Achieving Dalenius' Goal of Data Privacy with Practical Assumptions

Recent studies show that differential privacy is vulnerable when different individuals' data in the dataset are correlated, and that there are many cases where differential privacy implies poor utility. In order to treat the two weaknesses, we traced the origin of differential privacy to Dalenius' goal, a more rigorous privacy measure. We formalized Dalenius' goal by using Shannon's perfect secrecy and tried to achieve Dalenius' goal with better utility. Our first result is that, if the independence assumption is true, then differential privacy is equivalent to Dalenius' goal, where the independence assumption assumes that each adversary has no knowledge of the correlation among different individuals' data in the dataset. This implies that the security of differential privacy is based on the independence assumption.
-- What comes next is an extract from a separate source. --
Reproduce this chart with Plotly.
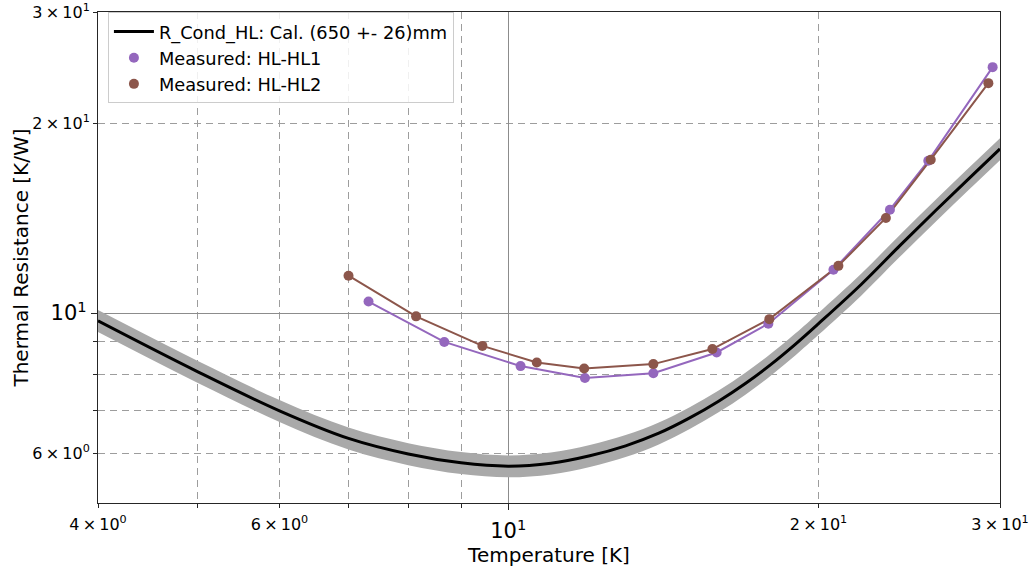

Since the independence assumption is impractical, we introduced a new practical assumption, which assumes that each adversary is unknown to some data of the dataset if the dataset is large enough. Based on the assumption, we can achieve Dalenius' goal with better utility. Furthermore, we proved a useful result which can transplant results or approaches of information theory into data privacy protection. We then proved that several basic privacy mechanisms/channels satisfy Dalenuis' goal, such as the random response, the exponential, and the Gaussian privacy channels, which are respective counterparts of the random response, the exponential, and the Gaussian mechanisms of differential privacy. Moreover, the group and the composition properties were also proved. Finally, by using Yao's computational information theory, we extend our model to the computational-bounded case.